WRITTEN PROBLEM
Reproduce each line from the first in the data through the line that contains "58, left: 473" exactly; give nothing else.

══════════

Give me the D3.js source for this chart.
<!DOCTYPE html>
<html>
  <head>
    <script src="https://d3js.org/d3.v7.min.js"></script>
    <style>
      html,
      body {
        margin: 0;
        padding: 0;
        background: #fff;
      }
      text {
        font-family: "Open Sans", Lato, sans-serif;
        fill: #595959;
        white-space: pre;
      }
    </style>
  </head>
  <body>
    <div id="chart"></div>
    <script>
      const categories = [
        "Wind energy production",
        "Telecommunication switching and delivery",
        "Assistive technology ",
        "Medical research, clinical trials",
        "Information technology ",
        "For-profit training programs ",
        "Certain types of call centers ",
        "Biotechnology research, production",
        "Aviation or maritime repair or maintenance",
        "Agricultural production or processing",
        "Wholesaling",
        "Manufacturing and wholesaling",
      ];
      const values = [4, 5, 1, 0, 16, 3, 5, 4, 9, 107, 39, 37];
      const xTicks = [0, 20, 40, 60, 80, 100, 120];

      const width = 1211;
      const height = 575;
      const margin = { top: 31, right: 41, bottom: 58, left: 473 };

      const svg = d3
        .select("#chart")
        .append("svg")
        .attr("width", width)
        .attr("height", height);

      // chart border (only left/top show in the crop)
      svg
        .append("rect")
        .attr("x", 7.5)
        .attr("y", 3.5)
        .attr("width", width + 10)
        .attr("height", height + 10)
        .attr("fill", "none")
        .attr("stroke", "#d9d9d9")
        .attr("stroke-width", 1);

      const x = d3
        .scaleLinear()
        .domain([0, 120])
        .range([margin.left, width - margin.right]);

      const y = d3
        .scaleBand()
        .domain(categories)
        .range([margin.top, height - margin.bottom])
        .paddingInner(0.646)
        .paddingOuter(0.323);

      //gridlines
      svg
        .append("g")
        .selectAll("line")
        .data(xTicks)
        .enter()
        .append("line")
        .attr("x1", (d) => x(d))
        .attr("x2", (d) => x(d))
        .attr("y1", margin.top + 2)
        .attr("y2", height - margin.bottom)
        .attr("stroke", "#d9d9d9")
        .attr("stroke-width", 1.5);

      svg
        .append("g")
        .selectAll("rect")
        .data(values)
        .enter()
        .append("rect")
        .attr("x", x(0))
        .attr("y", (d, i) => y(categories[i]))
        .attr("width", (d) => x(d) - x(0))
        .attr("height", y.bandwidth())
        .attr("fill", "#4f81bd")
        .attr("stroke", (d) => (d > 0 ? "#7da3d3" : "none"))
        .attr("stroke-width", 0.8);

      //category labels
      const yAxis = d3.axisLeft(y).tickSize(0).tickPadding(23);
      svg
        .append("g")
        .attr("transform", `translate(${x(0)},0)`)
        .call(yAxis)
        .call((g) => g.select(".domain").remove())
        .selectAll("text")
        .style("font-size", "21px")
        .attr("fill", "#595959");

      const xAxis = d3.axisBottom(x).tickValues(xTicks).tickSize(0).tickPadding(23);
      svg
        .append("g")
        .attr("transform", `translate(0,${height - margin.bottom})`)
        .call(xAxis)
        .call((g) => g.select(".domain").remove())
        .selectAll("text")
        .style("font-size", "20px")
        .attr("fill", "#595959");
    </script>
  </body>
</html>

══════════

IN RESPONSE
Give me the D3.js source for this chart.
<!DOCTYPE html>
<html>
  <head>
    <script src="https://d3js.org/d3.v7.min.js"></script>
    <style>
      html,
      body {
        margin: 0;
        padding: 0;
        background: #fff;
      }
      text {
        font-family: "Open Sans", Lato, sans-serif;
        fill: #595959;
        white-space: pre;
      }
    </style>
  </head>
  <body>
    <div id="chart"></div>
    <script>
      const categories = [
        "Wind energy production",
        "Telecommunication switching and delivery",
        "Assistive technology ",
        "Medical research, clinical trials",
        "Information technology ",
        "For-profit training programs ",
        "Certain types of call centers ",
        "Biotechnology research, production",
        "Aviation or maritime repair or maintenance",
        "Agricultural production or processing",
        "Wholesaling",
        "Manufacturing and wholesaling",
      ];
      const values = [4, 5, 1, 0, 16, 3, 5, 4, 9, 107, 39, 37];
      const xTicks = [0, 20, 40, 60, 80, 100, 120];

      const width = 1211;
      const height = 575;
      const margin = { top: 31, right: 41, bottom: 58, left: 473 };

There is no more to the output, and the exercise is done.